Task prompt: Pictures within the data are to be left out; everything else must be reproduced exactly.

Stored items
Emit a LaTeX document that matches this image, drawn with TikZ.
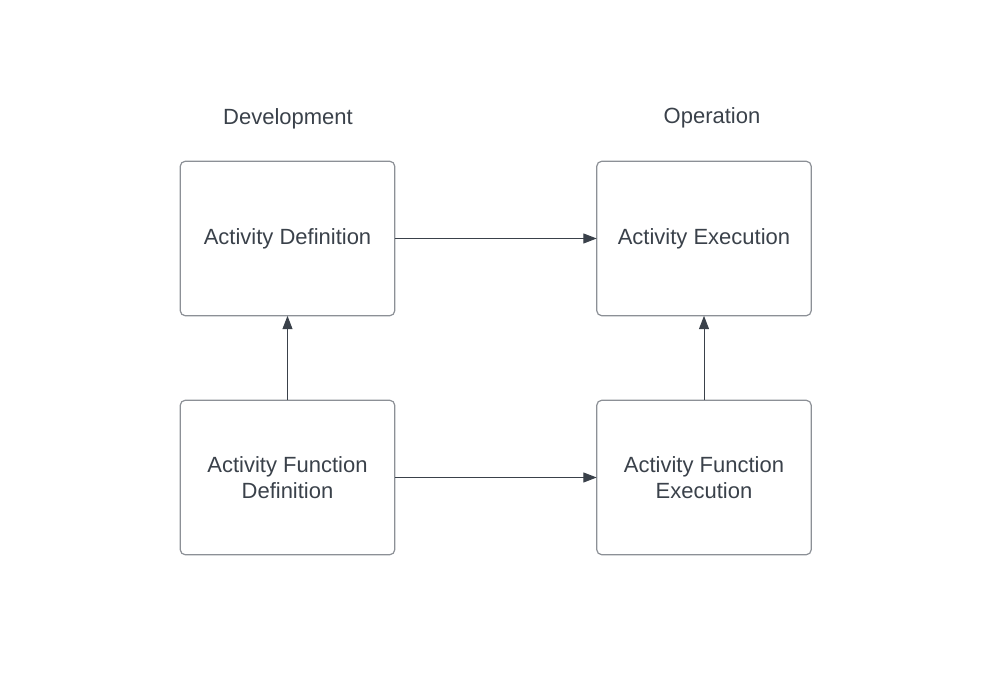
\documentclass[tikz,border=0pt]{standalone}
\usepackage{fontspec}
\setmainfont{Liberation Sans}
\usetikzlibrary{arrows.meta}
\definecolor{inkdark}{HTML}{3A414A}
\definecolor{boxline}{HTML}{8C9096}
\tikzset{
  stagebox/.style={draw=boxline, line width=0.9pt, rounded corners=4pt,
    minimum width=161pt, minimum height=116pt, inner sep=0pt, outer sep=0pt,
    align=center, text=inkdark, font=\fontsize{16.5}{20}\selectfont},
  phase/.style={text=inkdark, font=\fontsize{16.5}{20}\selectfont},
  flow/.style={draw=inkdark, line width=0.75pt,
    -{Triangle[length=10pt,width=7.5pt]}}
}
\begin{document}
\begin{tikzpicture}[x=0.75pt, y=-0.75pt]
  \useasboundingbox (0,0) rectangle (1000,680);

  % column headings
  \node[phase] (dev) at (288,119) {Development};
  \node[phase] (ops) at (712,117.5) {Operation};

  % boxes
  \node[stagebox] (actdef) at (287.5,238.5) {Activity Definition};
  \node[stagebox] (actexe) at (704,238.5) {Activity Execution};
  \node[stagebox] (fundef) at (287.5,477.5) {Activity Function\\Definition};
  \node[stagebox] (funexe) at (704,477.5) {Activity Function\\Execution};

  % connectors
  \draw[flow] (actdef) -- (actexe);
  \draw[flow] (fundef) -- (funexe);
  \draw[flow] (fundef) -- (actdef);
  \draw[flow] (funexe) -- (actexe);
\end{tikzpicture}
\end{document}
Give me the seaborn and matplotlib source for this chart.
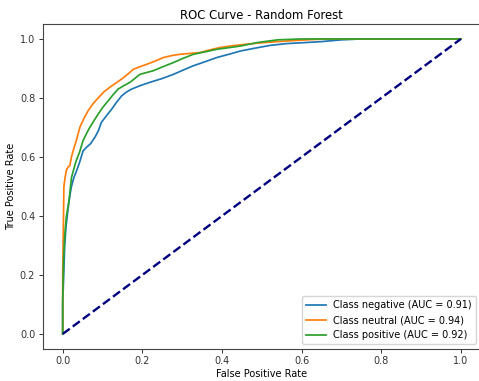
import matplotlib
matplotlib.use("Agg")
import matplotlib.pyplot as plt
import seaborn as sns
import pandas as pd

title = "ROC Curve - Random Forest"
classes = ["negative", "neutral", "positive"]
aucs = [0.91, 0.94, 0.92]

neg_fpr = [0, 0, 0.003, 0.005, 0.008, 0.013, 0.018, 0.022, 0.028, 0.034, 0.042, 0.051, 0.06, 0.07,
           0.081, 0.09, 0.097, 0.11, 0.123, 0.135, 0.148, 0.16, 0.173, 0.195, 0.219, 0.25, 0.278, 0.30,
           0.328, 0.36, 0.387, 0.42, 0.446, 0.48, 0.52, 0.56, 0.60, 0.65, 0.70, 0.75, 0.80, 0.9, 1.0]
neg_tpr = [0, 0.10, 0.22, 0.30, 0.36, 0.42, 0.47, 0.50, 0.53, 0.55, 0.58, 0.62, 0.633, 0.645,
           0.667, 0.69, 0.717, 0.74, 0.762, 0.785, 0.807, 0.82, 0.83, 0.842, 0.853, 0.866, 0.88, 0.893,
           0.909, 0.924, 0.937, 0.949, 0.959, 0.968, 0.978, 0.984, 0.987, 0.991, 0.997, 1.0, 1.0, 1.0, 1.0]

neu_fpr = [0, 0, 0.001, 0.003, 0.006, 0.009, 0.013, 0.018, 0.022, 0.026, 0.034, 0.043, 0.053, 0.064,
           0.076, 0.089, 0.103, 0.118, 0.133, 0.148, 0.163, 0.177, 0.194, 0.211, 0.232, 0.253, 0.275,
           0.295, 0.32, 0.345, 0.37, 0.395, 0.42, 0.446, 0.49, 0.54, 0.6, 0.66, 0.75, 1.0]
neu_tpr = [0, 0.20, 0.30, 0.50, 0.53, 0.554, 0.565, 0.571, 0.60, 0.62, 0.655, 0.70, 0.73, 0.757,
           0.78, 0.80, 0.82, 0.836, 0.85, 0.864, 0.88, 0.897, 0.906, 0.914, 0.925, 0.937, 0.944,
           0.948, 0.951, 0.954, 0.963, 0.971, 0.976, 0.98, 0.986, 0.991, 0.996, 1.0, 1.0, 1.0]

pos_fpr = [0, 0, 0.002, 0.005, 0.009, 0.016, 0.022, 0.028, 0.034, 0.042, 0.051, 0.06, 0.068, 0.078,
           0.089, 0.1, 0.114, 0.126, 0.139, 0.154, 0.169, 0.182, 0.194, 0.21, 0.227, 0.25, 0.278, 0.30,
           0.328, 0.36, 0.387, 0.42, 0.446, 0.49, 0.54, 0.6, 1.0]
pos_tpr = [0, 0.12, 0.25, 0.33, 0.396, 0.453, 0.53, 0.56, 0.588, 0.615, 0.655, 0.68, 0.70, 0.722,
           0.745, 0.767, 0.79, 0.81, 0.83, 0.842, 0.853, 0.867, 0.88, 0.886, 0.892, 0.905, 0.92, 0.933,
           0.948, 0.957, 0.965, 0.971, 0.976, 0.988, 0.997, 1.0, 1.0]

diag = [0, 1]

rows = []
for cls, auc, fx, ty in zip(classes, aucs, [neg_fpr, neu_fpr, pos_fpr], [neg_tpr, neu_tpr, pos_tpr]):
    lab = f"Class {cls} (AUC = {auc:.2f})"
    for i, (a, b) in enumerate(zip(fx, ty)):
        rows.append({"fpr": a, "tpr": b, "label": lab, "order": i})
df = pd.DataFrame(rows)

fig = plt.figure(figsize=(4.79, 3.81), dpi=100)
ax = fig.add_axes([42.8 / 479, 32.3 / 381, 438 / 479, 324.5 / 381])

sns.lineplot(data=df, x="fpr", y="tpr", hue="label", units="label", estimator=None, sort=False,
             palette=["#1f77b4", "#ff7f0e", "#2ca02c"], linewidth=1.25, ax=ax)
sns.lineplot(x=diag, y=diag, color="navy", linestyle="--", linewidth=1.7, legend=False, ax=ax)

ax.set_xlabel("False Positive Rate", fontsize=7, labelpad=2)
ax.set_ylabel("True Positive Rate", fontsize=7, labelpad=3)
ax.set_title(title, fontsize=8.4, pad=4)
ax.tick_params(labelsize=7, length=3, width=0.7, pad=2.5, colors="#333333")
for s in ax.spines.values():
    s.set_linewidth(0.8)
    s.set_color("#444444")

handles, labels = ax.get_legend_handles_labels()
ax.legend(handles, labels, loc="lower right", fontsize=7, title=None)

fig.savefig("out.png", dpi=100)
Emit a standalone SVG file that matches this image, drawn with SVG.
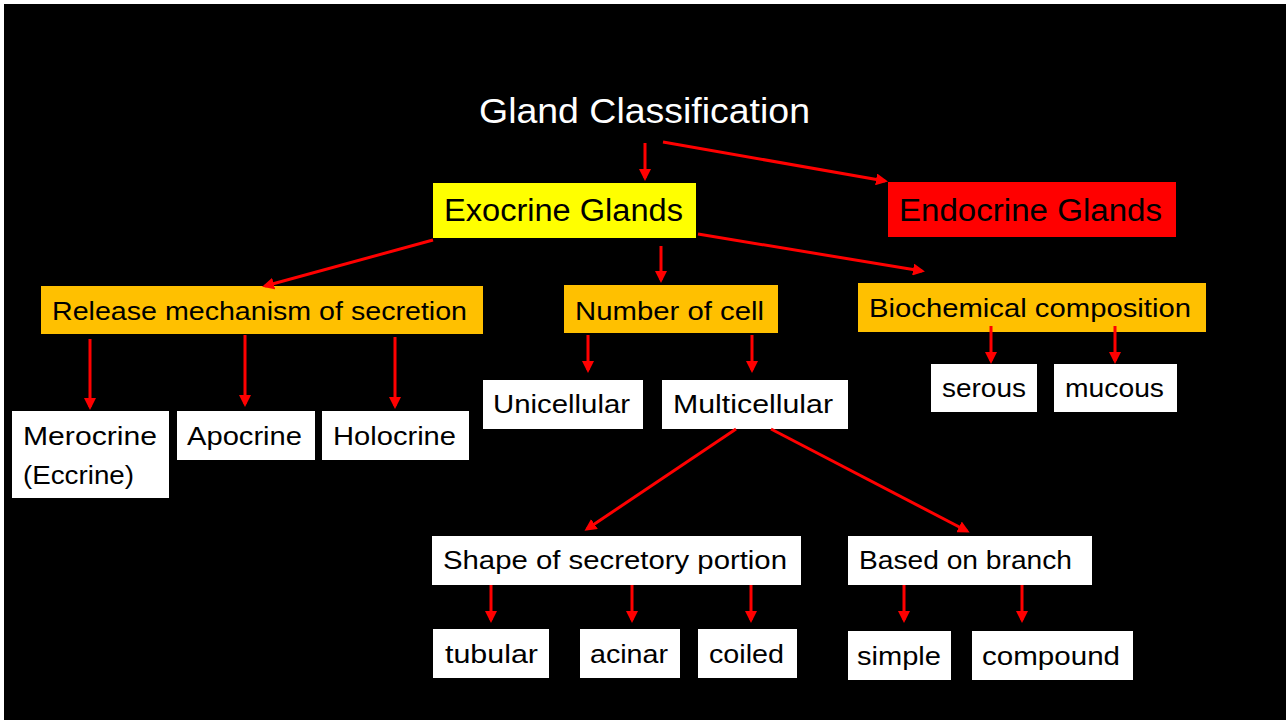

Result below:
Emit a LaTeX document that matches this image, drawn with TikZ.
\documentclass[tikz,border=0pt]{standalone}
\usepackage{fontspec}
\setmainfont{Liberation Sans}
\usetikzlibrary{arrows.meta}
\definecolor{inkdark}{HTML}{3A414A}
\definecolor{boxline}{HTML}{8C9096}
\tikzset{
  stagebox/.style={draw=boxline, line width=0.9pt, rounded corners=4pt,
    minimum width=161pt, minimum height=116pt, inner sep=0pt, outer sep=0pt,
    align=center, text=inkdark, font=\fontsize{16.5}{20}\selectfont},
  phase/.style={text=inkdark, font=\fontsize{16.5}{20}\selectfont},
  flow/.style={draw=inkdark, line width=0.75pt,
    -{Triangle[length=10pt,width=7.5pt]}}
}
\begin{document}
\begin{tikzpicture}[x=0.75pt, y=-0.75pt]
  \useasboundingbox (0,0) rectangle (1000,680);

  % column headings
  \node[phase] (dev) at (288,119) {Development};
  \node[phase] (ops) at (712,117.5) {Operation};

  % boxes
  \node[stagebox] (actdef) at (287.5,238.5) {Activity Definition};
  \node[stagebox] (actexe) at (704,238.5) {Activity Execution};
  \node[stagebox] (fundef) at (287.5,477.5) {Activity Function\\Definition};
  \node[stagebox] (funexe) at (704,477.5) {Activity Function\\Execution};

  % connectors
  \draw[flow] (actdef) -- (actexe);
  \draw[flow] (fundef) -- (funexe);
  \draw[flow] (fundef) -- (actdef);
  \draw[flow] (funexe) -- (actexe);
\end{tikzpicture}
\end{document}
Give me the seaborn and matplotlib source for this chart.
import matplotlib
matplotlib.use("Agg")
import matplotlib.pyplot as plt
import seaborn as sns
import pandas as pd

title = "ROC Curve - Random Forest"
classes = ["negative", "neutral", "positive"]
aucs = [0.91, 0.94, 0.92]

neg_fpr = [0, 0, 0.003, 0.005, 0.008, 0.013, 0.018, 0.022, 0.028, 0.034, 0.042, 0.051, 0.06, 0.07,
           0.081, 0.09, 0.097, 0.11, 0.123, 0.135, 0.148, 0.16, 0.173, 0.195, 0.219, 0.25, 0.278, 0.30,
           0.328, 0.36, 0.387, 0.42, 0.446, 0.48, 0.52, 0.56, 0.60, 0.65, 0.70, 0.75, 0.80, 0.9, 1.0]
neg_tpr = [0, 0.10, 0.22, 0.30, 0.36, 0.42, 0.47, 0.50, 0.53, 0.55, 0.58, 0.62, 0.633, 0.645,
           0.667, 0.69, 0.717, 0.74, 0.762, 0.785, 0.807, 0.82, 0.83, 0.842, 0.853, 0.866, 0.88, 0.893,
           0.909, 0.924, 0.937, 0.949, 0.959, 0.968, 0.978, 0.984, 0.987, 0.991, 0.997, 1.0, 1.0, 1.0, 1.0]

neu_fpr = [0, 0, 0.001, 0.003, 0.006, 0.009, 0.013, 0.018, 0.022, 0.026, 0.034, 0.043, 0.053, 0.064,
           0.076, 0.089, 0.103, 0.118, 0.133, 0.148, 0.163, 0.177, 0.194, 0.211, 0.232, 0.253, 0.275,
           0.295, 0.32, 0.345, 0.37, 0.395, 0.42, 0.446, 0.49, 0.54, 0.6, 0.66, 0.75, 1.0]
neu_tpr = [0, 0.20, 0.30, 0.50, 0.53, 0.554, 0.565, 0.571, 0.60, 0.62, 0.655, 0.70, 0.73, 0.757,
           0.78, 0.80, 0.82, 0.836, 0.85, 0.864, 0.88, 0.897, 0.906, 0.914, 0.925, 0.937, 0.944,
           0.948, 0.951, 0.954, 0.963, 0.971, 0.976, 0.98, 0.986, 0.991, 0.996, 1.0, 1.0, 1.0]

pos_fpr = [0, 0, 0.002, 0.005, 0.009, 0.016, 0.022, 0.028, 0.034, 0.042, 0.051, 0.06, 0.068, 0.078,
           0.089, 0.1, 0.114, 0.126, 0.139, 0.154, 0.169, 0.182, 0.194, 0.21, 0.227, 0.25, 0.278, 0.30,
           0.328, 0.36, 0.387, 0.42, 0.446, 0.49, 0.54, 0.6, 1.0]
pos_tpr = [0, 0.12, 0.25, 0.33, 0.396, 0.453, 0.53, 0.56, 0.588, 0.615, 0.655, 0.68, 0.70, 0.722,
           0.745, 0.767, 0.79, 0.81, 0.83, 0.842, 0.853, 0.867, 0.88, 0.886, 0.892, 0.905, 0.92, 0.933,
           0.948, 0.957, 0.965, 0.971, 0.976, 0.988, 0.997, 1.0, 1.0]

diag = [0, 1]

rows = []
for cls, auc, fx, ty in zip(classes, aucs, [neg_fpr, neu_fpr, pos_fpr], [neg_tpr, neu_tpr, pos_tpr]):
    lab = f"Class {cls} (AUC = {auc:.2f})"
    for i, (a, b) in enumerate(zip(fx, ty)):
        rows.append({"fpr": a, "tpr": b, "label": lab, "order": i})
df = pd.DataFrame(rows)

fig = plt.figure(figsize=(4.79, 3.81), dpi=100)
ax = fig.add_axes([42.8 / 479, 32.3 / 381, 438 / 479, 324.5 / 381])

sns.lineplot(data=df, x="fpr", y="tpr", hue="label", units="label", estimator=None, sort=False,
             palette=["#1f77b4", "#ff7f0e", "#2ca02c"], linewidth=1.25, ax=ax)
sns.lineplot(x=diag, y=diag, color="navy", linestyle="--", linewidth=1.7, legend=False, ax=ax)

ax.set_xlabel("False Positive Rate", fontsize=7, labelpad=2)
ax.set_ylabel("True Positive Rate", fontsize=7, labelpad=3)
ax.set_title(title, fontsize=8.4, pad=4)
ax.tick_params(labelsize=7, length=3, width=0.7, pad=2.5, colors="#333333")
for s in ax.spines.values():
    s.set_linewidth(0.8)
    s.set_color("#444444")

handles, labels = ax.get_legend_handles_labels()
ax.legend(handles, labels, loc="lower right", fontsize=7, title=None)

fig.savefig("out.png", dpi=100)
Emit a standalone SVG file that matches this image, drawn with SVG.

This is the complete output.